The late Ethel Bell and Susan A were surrounded by lawyers. The white shoes filled the floor. So when IRS hit Susan’s son Bill, who was in on the family’s trusts and business, with a subpoena DT, motions to quash (denied) and privilege logs went flying.

STJ Panuthos: “Respondent claims these documents are not protected by attorney-client privilege because there is insufficient evidence that petitioner or her son were clients of Mr. N. We examined the documents in camera and conclude that the attorney-client privilege does apply. However, we further conclude that the privilege has been waived with respect to these documents as an attorney-client communication “’concerning LeRoy and Ethel’s lifetime joint estate and business planning’, as referenced in paragraphs 23 through 26 of petitioner’s memorandum. While the extent of the waiver is not entirely clear, it is petitioner’s burden to establish that waiver has not occurred with respect to each document for which she is claiming privilege. She has not done so with respect to documents B-90 through B-99. Accordingly, these documents are required to be disclosed in the present proceeding.” Order, at p. 4. (Name omitted).

LeRoy was Ethel Bell’s husband, and he was Susan’s dad and sons Bill’s and Jim’s grand-dad.

Communications between lawyers, Susan and son Jim were privileged, because agency. Jim acted for mom Susan in a confidential relationship.

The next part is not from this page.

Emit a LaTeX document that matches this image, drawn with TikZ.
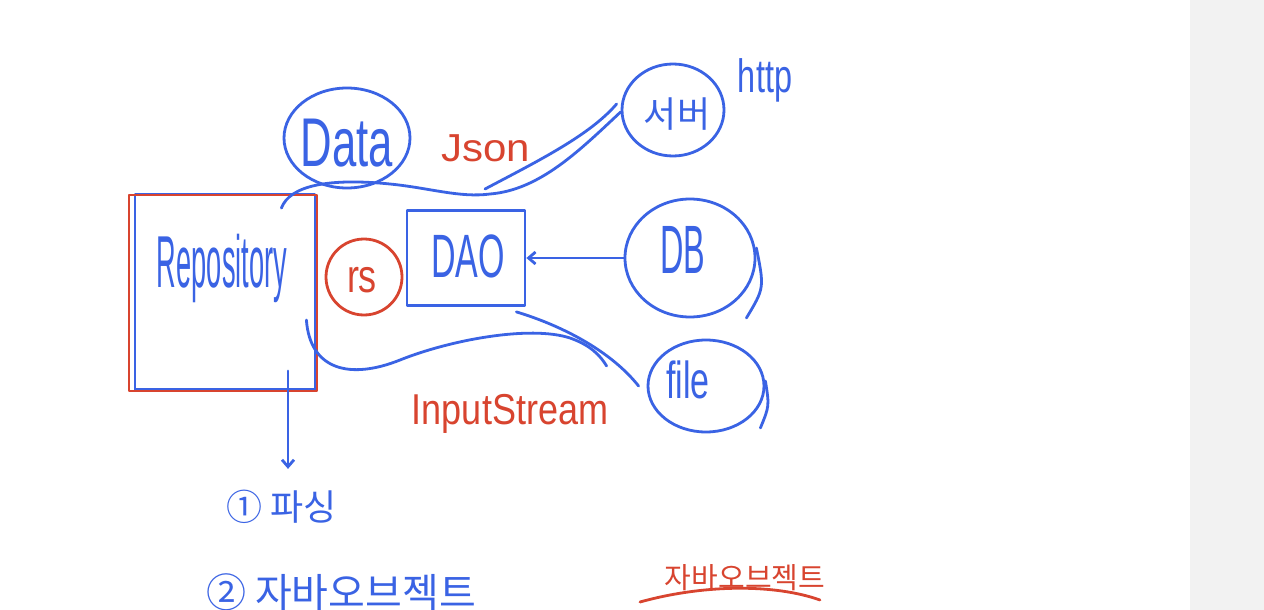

“We have examined the documents in question in camera and have concluded that an agency relationship does exist between petitioner and her son James with regard to the estate and the present litigation. The documents support petitioner’s contention that James actively acted on behalf of his mother in her role as executor to gather documentary evidence, obtain expert reports, and help select witnesses. Accordingly, communications between James Armistead and the estate’s attorneys are not required to be disclosed in the present proceeding as we do not conclude there was a waiver of the attorney client privilege under these circumstances.” Order, at p. 6.

Bro Bill had little to do with the estate; all he was, was a witness. No privilege, third-party communication.

Work product fares little better. Whatever was privileged because of client-attorney is privileged here, and IRS didn’t make out a case for “compelling need” to get the stuff, as it could be gotten elsewhere.

Takeaway for lawyers—Be careful who you talk to. Warn clients about waiver of privilege: it’s not absolute, and getting to be less so every day.

And to Blackstone and the Glasshouse Gang: Thanks, it’s great to be back.